Il est des chroniques plus difficile à écrire que d'autres parce qu'on ne sait pas vraiment par quel bout commencer, ni comment l'introduire.
Un peu comme un oeuf qu'une poule aurait du mal à pondre tant la lecture fut longue, dure, intensive, mélangeant des tas d'émotions qu'à la fin, on termine un peu saoule. Et devant sa page blanche.
Éliminons déjà le caillou dans la chaussure, perçons l'abcès de suite : j'avais pris plus de plaisir dans «
Une journée d'Ivan Denissovitch » mais les deux romans ne sont pas comparables au niveau du nombre de pages (700 ici).
Pourtant, dans cet hôpital qui soigne les cancéreux, nous avons ici aussi un large panel de la société russe dans toute sa splendeur.
Paul Roussanov est un crétin fini (dans le sens de veule et méprisant) qui s'insurge qu'une tumeur ait osé s'en prendre à lui, cadre zélé du parti communiste ! Non mais… Il est exigeant, s'insurge qu'on ne l'ait pas encore examiné après 18h et menace toujours de porter plainte.
Face à lui, Kostoglotov, un relégué qui a vécu les purges staliniennes, les camps du goulag et la guerre. Un personnage que j'ai mis du temps à cerner…
Nous avons aussi, pour équilibrer le bateau, le bienveillant Sigbatov, condamné à se faire emporter par sa maladie, le cynique Pouddouïev, un moribond désoeuvré… Chaly qui boit de la vodka,
Sans oublier l'étrange Chouloubine, qui contemple la salle, silencieux. du côté des médecins, on a la dévouée Lioudmila Dontsova, Vera Kornilievna Gangart dont la vie se résume à son travail, le serein Léonidovitch, le chirurgien respecté, et Zoé, l'impudente et naïve infirmière.

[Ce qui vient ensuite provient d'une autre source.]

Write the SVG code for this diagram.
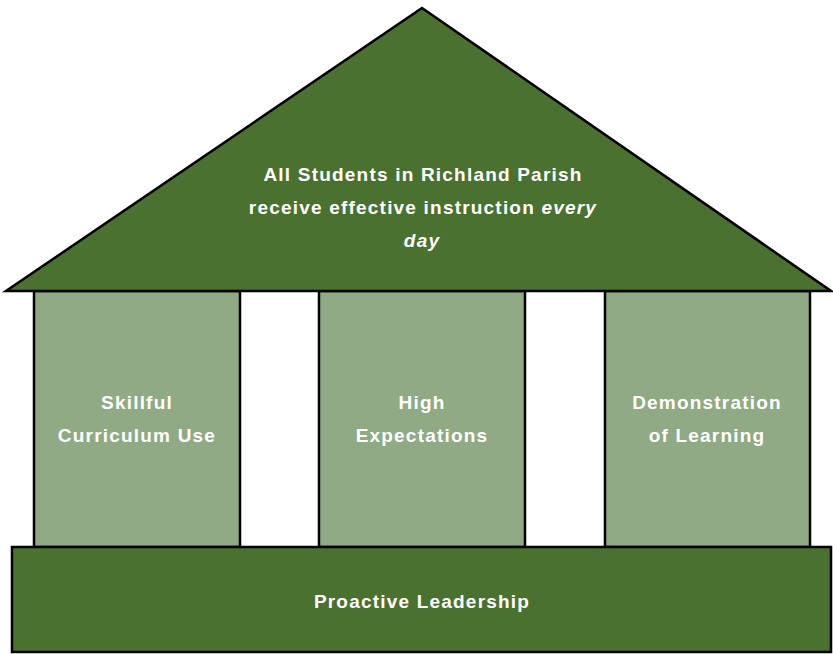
<svg xmlns="http://www.w3.org/2000/svg" width="833" height="654" viewBox="0 0 833 654">
<style>
.dark{fill:#4a7130;stroke:#000;stroke-width:2.5;stroke-linejoin:miter}
.light{fill:#8faa84;stroke:#000;stroke-width:2.5}
text{font-family:"Liberation Sans",Arial,sans-serif;font-weight:bold;font-size:19px;letter-spacing:1.2px;fill:#fff;text-anchor:middle}
</style>
<rect width="833" height="654" fill="#fff"/>
<g id="pillar1"><rect class="light" x="34" y="291" width="206" height="256"/>
<text x="137" y="409">Skillful</text><text x="137" y="442">Curriculum Use</text></g>
<g id="pillar2"><rect class="light" x="319" y="291" width="206" height="256"/>
<text x="422" y="409">High</text><text x="422" y="442">Expectations</text></g>
<g id="pillar3"><rect class="light" x="605" y="291" width="205" height="256"/>
<text x="707" y="409">Demonstration</text><text x="707" y="442">of Learning</text></g>
<g id="roof"><polygon class="dark" points="422,8 831,291 6,291"/>
<text x="423" y="181">All Students in Richland Parish</text>
<text x="423" y="214">receive effective instruction <tspan font-style="italic">every</tspan></text>
<text x="422" y="247" font-style="italic">day</text></g>
<g id="base"><rect class="dark" x="12" y="547" width="819" height="105"/>
<text x="422" y="608">Proactive Leadership</text></g>
<g id="connectors"/>
</svg>
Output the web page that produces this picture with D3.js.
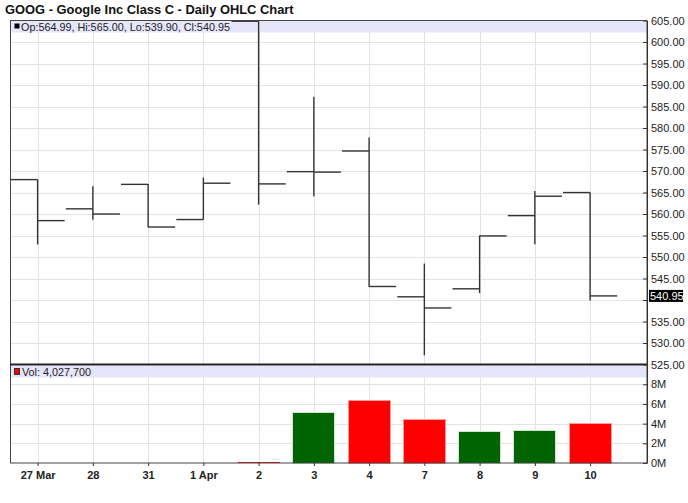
<!DOCTYPE html>
<html>
<head>
<meta charset="utf-8">
<script src="https://cdn.jsdelivr.net/npm/d3@7"></script>
<style>
  html, body { margin: 0; padding: 0; background: #fff; }
  svg { display: block; font-family: "Liberation Sans", Arial, sans-serif; }
</style>
</head>
<body>
<svg id="chart" width="688" height="503"></svg>
<script>
// ---- data ----
const dates   = ["27 Mar", "28", "31", "1 Apr", "2", "3", "4", "7", "8", "9", "10"];
const opens   = [568.00, 561.20, 566.89, 558.71, 604.83, 569.85, 574.65, 540.74, 542.60, 559.62, 564.99];
const highs   = [568.00, 566.43, 567.00, 568.45, 604.83, 587.28, 577.77, 548.48, 555.00, 565.37, 565.00];
const lows    = [552.92, 558.67, 556.93, 558.71, 562.19, 564.13, 543.00, 527.15, 541.61, 552.95, 539.90];
const closes  = [558.46, 559.99, 556.97, 567.16, 567.00, 569.74, 543.14, 538.15, 554.90, 564.14, 540.95];
const volumes = [13100, 41100, 10800, 7900, 146700, 5087500, 6377700, 4389600, 3152400, 3324700, 4027700];
const priceTicks = [525, 530, 535, 540, 545, 550, 555, 560, 565, 570, 575, 580, 585, 590, 595, 600, 605];
const volTicks = [0, 2e6, 4e6, 6e6, 8e6];
const title = "GOOG - Google Inc Class C - Daily OHLC Chart";

// ---- layout ----
const L = 10, R = 647, PT = 20.5, PB = 364.5, VT = 365.5, VB = 463;
const svg = d3.select("#chart");
const idx = d3.range(dates.length);
const x = d3.scaleLinear().domain([-0.5, 11.03]).range([L, R]);
const step = x(1) - x(0);
const y = d3.scaleLinear().domain([525, 605]).range([PB, PT]);
const yv = d3.scaleLinear().domain([0, 10e6]).range([VB, VB - 98.4]);
const crisp = v => Math.round(v) + 0.5;

svg.append("rect").attr("width", 688).attr("height", 503).attr("fill", "#fff");

// title
svg.append("text").attr("x", 5).attr("y", 13.5)
  .attr("font-size", 12.9).attr("font-weight", "bold").attr("fill", "#111")
  .text(title);

// gridlines
const grid = svg.append("g").attr("stroke", "#e3e3e3").attr("stroke-width", 1);
grid.selectAll("line.hp").data(priceTicks.filter(t => t > 525 && t < 605)).join("line")
  .attr("x1", L).attr("x2", R).attr("y1", d => crisp(y(d))).attr("y2", d => crisp(y(d)));
grid.selectAll("line.hv").data(volTicks.filter(t => t > 0)).join("line")
  .attr("class", "hv")
  .attr("x1", L).attr("x2", R).attr("y1", d => crisp(yv(d))).attr("y2", d => crisp(yv(d)));
grid.selectAll("line.vp").data(idx).join("line")
  .attr("class", "vp")
  .attr("x1", d => crisp(x(d))).attr("x2", d => crisp(x(d))).attr("y1", PT).attr("y2", VB);

// legend bands
svg.append("rect").attr("x", L).attr("y", PT + 0.5).attr("width", R - L).attr("height", 11.5).attr("fill", "#e6e6fa");
svg.append("rect").attr("x", L).attr("y", VT + 0.5).attr("width", R - L).attr("height", 11.5).attr("fill", "#e6e6fa");

// volume bars
const bw = 42;
const upColor = "#006400", downColor = "#ff0000";
const colorOf = i => (i > 0 && closes[i] < closes[i - 1]) ? downColor : upColor;
svg.append("g").attr("shape-rendering", "crispEdges").selectAll("rect").data(idx).join("rect")
  .attr("x", i => x(i) - bw / 2)
  .attr("width", bw)
  .attr("y", i => yv(volumes[i]))
  .attr("height", i => VB - yv(volumes[i]))
  .attr("fill", i => colorOf(i))
  .attr("stroke", i => (VB - yv(volumes[i])) >= 2 ? (colorOf(i) === downColor ? "#ff9a9a" : "#cfe6cf") : "none")
  .attr("stroke-width", 1);

// OHLC marks
const tick = step * 0.49;
const ohlc = svg.append("g").attr("stroke", "#333").attr("stroke-width", 1.4).attr("fill", "none");
ohlc.selectAll("line.hl").data(idx).join("line").attr("class", "hl")
  .attr("x1", i => x(i)).attr("x2", i => x(i))
  .attr("y1", i => y(highs[i])).attr("y2", i => y(lows[i]));
ohlc.selectAll("line.op").data(idx).join("line").attr("class", "op")
  .attr("x1", i => Math.max(L, x(i) - tick)).attr("x2", i => x(i))
  .attr("y1", i => y(opens[i])).attr("y2", i => y(opens[i]));
ohlc.selectAll("line.cl").data(idx).join("line").attr("class", "cl")
  .attr("x1", i => x(i)).attr("x2", i => x(i) + tick)
  .attr("y1", i => y(closes[i])).attr("y2", i => y(closes[i]));

// frame
svg.append("rect").attr("x", L + 0.5).attr("y", PT).attr("width", R - L - 0.5).attr("height", VB - PT)
  .attr("fill", "none").attr("stroke", "#444").attr("stroke-width", 1);
svg.append("line").attr("x1", L).attr("x2", R).attr("y1", PB).attr("y2", PB)
  .attr("stroke", "#222").attr("stroke-width", 2);

// legends
const last = dates.length - 1;
svg.append("rect").attr("x", 14.5).attr("y", 23.5).attr("width", 5).attr("height", 5).attr("fill", "#000");
svg.append("text").attr("x", 21).attr("y", 30.5).attr("font-size", 10.8).attr("fill", "#222")
  .text(`Op:${opens[last].toFixed(2)}, Hi:${highs[last].toFixed(2)}, Lo:${lows[last].toFixed(2)}, Cl:${closes[last].toFixed(2)}`);
svg.append("rect").attr("x", 14.5).attr("y", 368.5).attr("width", 5).attr("height", 6)
  .attr("fill", colorOf(last)).attr("stroke", "#333").attr("stroke-width", 1);
svg.append("text").attr("x", 22).attr("y", 375.5).attr("font-size", 10.8).attr("fill", "#222")
  .text(`Vol: ${d3.format(",")(volumes[last])}`);

// right price axis
const lastY = y(closes[last]);
const pAxis = d3.axisRight(y).tickValues(priceTicks).tickSizeInner(-4).tickSizeOuter(0).tickPadding(4)
  .tickFormat(d => Math.abs(y(d) - lastY) < 9 ? "" : d.toFixed(2));
const pg = svg.append("g").attr("transform", `translate(${R},0)`).call(pAxis);
pg.select(".domain").attr("stroke", "#333");
pg.selectAll(".tick line").attr("stroke", "#333");
pg.selectAll(".tick text").attr("font-size", 11).attr("fill", "#222").attr("font-family", "Liberation Sans, Arial, sans-serif");

// volume axis
const vAxis = d3.axisRight(yv).tickValues(volTicks).tickSizeInner(-4).tickSizeOuter(0).tickPadding(4)
  .tickFormat(d => (d / 1e6) + "M");
const vg = svg.append("g").attr("transform", `translate(${R},0)`).call(vAxis);
vg.select(".domain").attr("stroke", "#333");
vg.selectAll(".tick line").attr("stroke", "#333");
vg.selectAll(".tick text").attr("font-size", 11).attr("fill", "#222").attr("font-family", "Liberation Sans, Arial, sans-serif");

// last-price marker
svg.append("rect").attr("x", R + 2).attr("y", lastY - 6).attr("width", 34).attr("height", 12).attr("fill", "#000");
svg.append("text").attr("x", R + 3).attr("y", lastY + 4).attr("font-size", 11).attr("fill", "#fff")
  .text(closes[last].toFixed(2));

// bottom axis
const xAxis = d3.axisBottom(x).tickValues(idx).tickFormat(i => dates[i]).tickSize(3).tickPadding(5);
const xg = svg.append("g").attr("transform", `translate(0,${VB})`).call(xAxis);
xg.select(".domain").remove();
xg.selectAll(".tick line").attr("stroke", "#333");
xg.selectAll(".tick text").attr("font-size", 11).attr("font-weight", "bold").attr("fill", "#222")
  .attr("font-family", "Liberation Sans, Arial, sans-serif");
</script>
</body>
</html>
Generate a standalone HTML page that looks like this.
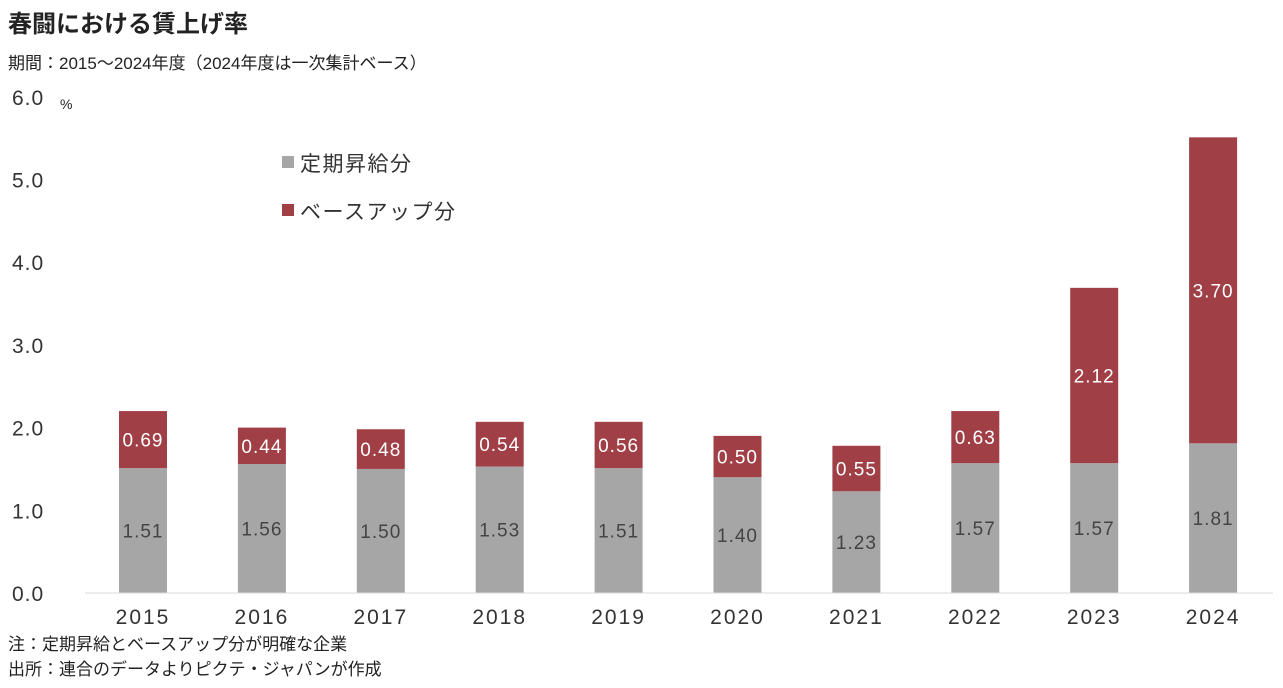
<!DOCTYPE html>
<html><head><meta charset="utf-8"><style>
body{margin:0;background:#fff;width:1283px;height:683px;overflow:hidden;font-family:"Liberation Sans","Noto Sans CJK JP",sans-serif;}
</style></head><body>
<svg width="1283" height="683" xmlns="http://www.w3.org/2000/svg" font-family="Liberation Sans, Noto Sans CJK JP, sans-serif">
<text x="8" y="32" font-size="24" font-weight="600" fill="#222">春闘における賃上げ率</text>
<text x="8" y="69" font-size="17" fill="#222">期間：2015～2024年度（2024年度は一次集計ベース）</text>
<text x="8" y="650" font-size="17" fill="#222">注：定期昇給とベースアップ分が明確な企業</text>
<text x="8" y="675" font-size="17" fill="#222">出所：連合のデータよりピクテ・ジャパンが作成</text>
<text x="60" y="109" font-size="14" fill="#222">%</text>
<g id="yaxis"></g>
<g id="bars"></g>
<g id="xaxis"></g>
<line x1="85" y1="593" x2="1273" y2="593" stroke="#d9d9d9" stroke-width="1"/>
<rect x="282" y="156" width="12" height="12" fill="#a6a6a6"/>
<text x="300" y="171" font-size="21" letter-spacing="1.5" fill="#333">定期昇給分</text>
<rect x="282" y="204" width="12" height="12" fill="#a04046"/>
<text x="300" y="219" font-size="21" letter-spacing="1.5" fill="#333">ベースアップ分</text>
</svg>
<script>
const categories=["2015","2016","2017","2018","2019","2020","2021","2022","2023","2024"];
const regular=[1.51,1.56,1.50,1.53,1.51,1.40,1.23,1.57,1.57,1.81];
const baseup=[0.69,0.44,0.48,0.54,0.56,0.50,0.55,0.63,2.12,3.70];
const yTicks=["0.0","1.0","2.0","3.0","4.0","5.0","6.0"];
const NS="http://www.w3.org/2000/svg";
const y0=593,pxPer=82.7,x0=143,step=118.9,bw=48;
const yScale=v=>y0-v*pxPer;
const xScale=i=>x0+i*step;
function mk(tag,attrs,parent,text){const e=document.createElementNS(NS,tag);for(const k in attrs)e.setAttribute(k,attrs[k]);if(text!==undefined)e.textContent=text;parent.appendChild(e);return e;}
const ya=document.getElementById('yaxis'),bars=document.getElementById('bars'),xa=document.getElementById('xaxis');
yTicks.forEach(t=>{const e=mk('text',{x:12,y:yScale(parseFloat(t))+8,'font-size':21,fill:'#333','letter-spacing':'1'},ya,t);

});
categories.forEach((c,i)=>{
 const cx=xScale(i);
 const r=mk('rect',{x:cx-bw/2,y:yScale(regular[i]),width:bw,height:regular[i]*pxPer,fill:'#a6a6a6'},bars);
 
 
 const b=mk('rect',{x:cx-bw/2,y:yScale(regular[i]+baseup[i]),width:bw,height:baseup[i]*pxPer,fill:'#a04046'},bars);
 
 
 const l1=mk('text',{x:cx,y:yScale(regular[i]/2)+7,'font-size':19,fill:'#444','text-anchor':'middle','letter-spacing':'1'},bars,regular[i].toFixed(2));
 
 
 const l2=mk('text',{x:cx,y:yScale(regular[i]+baseup[i]/2)+7,'font-size':19,fill:'#fff','text-anchor':'middle','letter-spacing':'1'},bars,baseup[i].toFixed(2));
 
 
 const xl=mk('text',{x:cx,y:624,'font-size':21,fill:'#333','text-anchor':'middle','letter-spacing':'2'},xa,c);
 
 
});
</script>
</body></html>
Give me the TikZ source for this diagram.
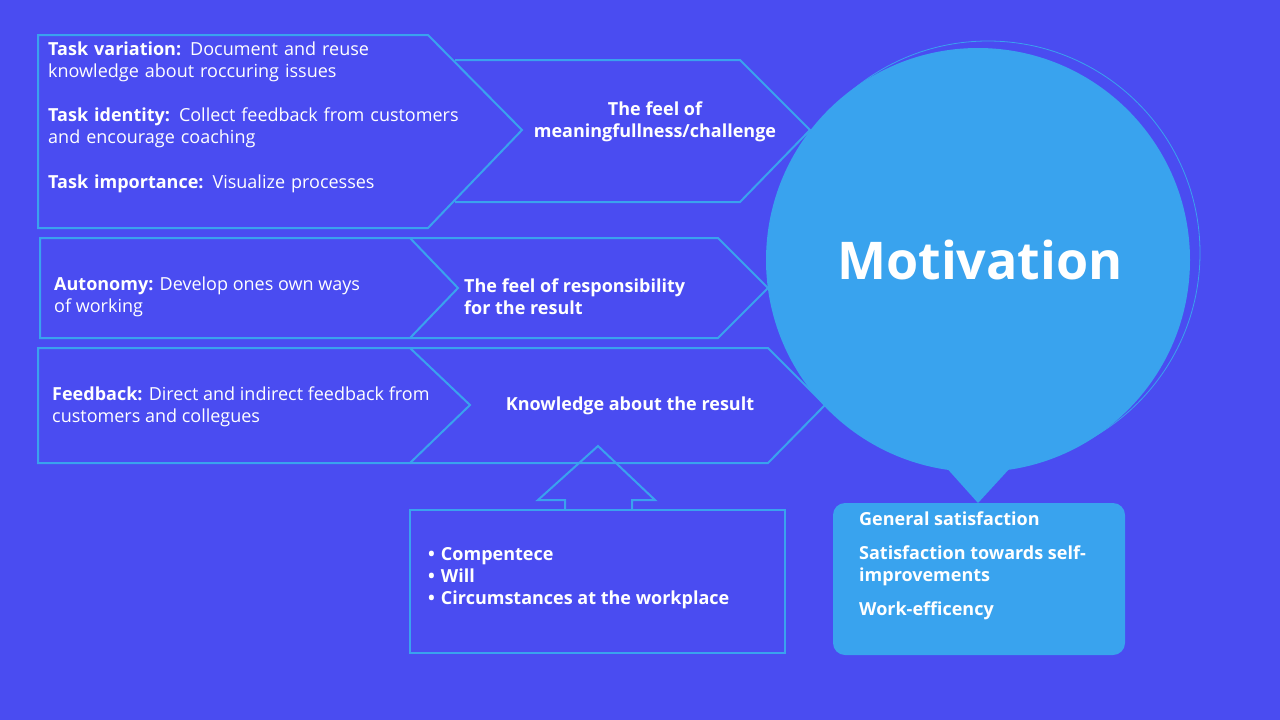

Dans cet espèce de huis-clos où toutes ces personnes sont obligées de cohabiter, malgré leurs différences de statut social (le Roussanov a refusé le pyjama de l'hosto et a amené le sien), vous n'échapperez pas aux méthodes de soin de l'époque – déjà des rayons, oui ! – ni aux regards des médecins sur ce crabe qu'ils tentaient déjà d'enrayer à l'époque.
L'époque, parlons-en, tien ! Elle n'est pas de tout repos non plus… 1955, Staline est out, mort et embaumé, et le pays est dans une phase de déstalinisation, ce qui n'arrange rien.
La maladie, par contre, les met égaux, se fichant pas mal qu'ils soient ancien prisonnier ou cadre du parti ! Là, c'est égalité. Et la maladie vous montre aussi une part peu connue des gens malades. Pas toujours la meilleure chez certains.
Malgré le fait que j'ai aimé découvrir ce petit monde qui souffre, qui espère, qui partage, qui se chamaille, qui perdent courage, qui se battent, j'ai souffert de certaines longueurs dans le roman au point que j'ai sauté des lignes.
Problème aussi, le nom des personnages qui changent souvent, étant appelé selon un nom et ensuite un autre… ça n'aide pas ! Lioudmila Afanassievna alias Dontsova, par exemple ou Paul Nikolaievitch qui est ensuite appelé Roussanov ou Paul Nikolaievitch Roussanov. Bon, lui, vu son caractère de chien, il était reconnaissable.
Soljenitsyne a été soigné dans un pavillon pour cancéreux et il a connu l
e goulag… Kostoglotov devait lui ressembler un peu. Un homme qui a connu l'horreur dans la vie et qui malgré tout, avance encore et toujours. J'ai aimé le personnage.
C'est un roman sombre, qui vous parle de ce régime qui oubliait sciemment ses membres les plus faibles et qui se complaisait dans ses odieuses certitudes.
Un roman qui vous ouvrira tout grand les portes de la souffrance humaine…
Un roman qui vous fera découvrir la Russie du 20ème siècle, celle de tous les excès, sa grandeur, ses injustices et l'amour énorme que portent ses habitants à leur chère patrie.
Un roman où il ne faut pas vraiment chercher un récit, une histoire, du suspense, car vous êtes juste face à un panel de patients et des médecins qui sont confrontés à la maladie et au manque de place dans cet hôpital de Tachkent
Un roman sombre, un roman qui dénonce un régime, un roman humaniste aussi, qui met en avant la capacité de l'humain à s'inscrire dans son destin. Ou pas.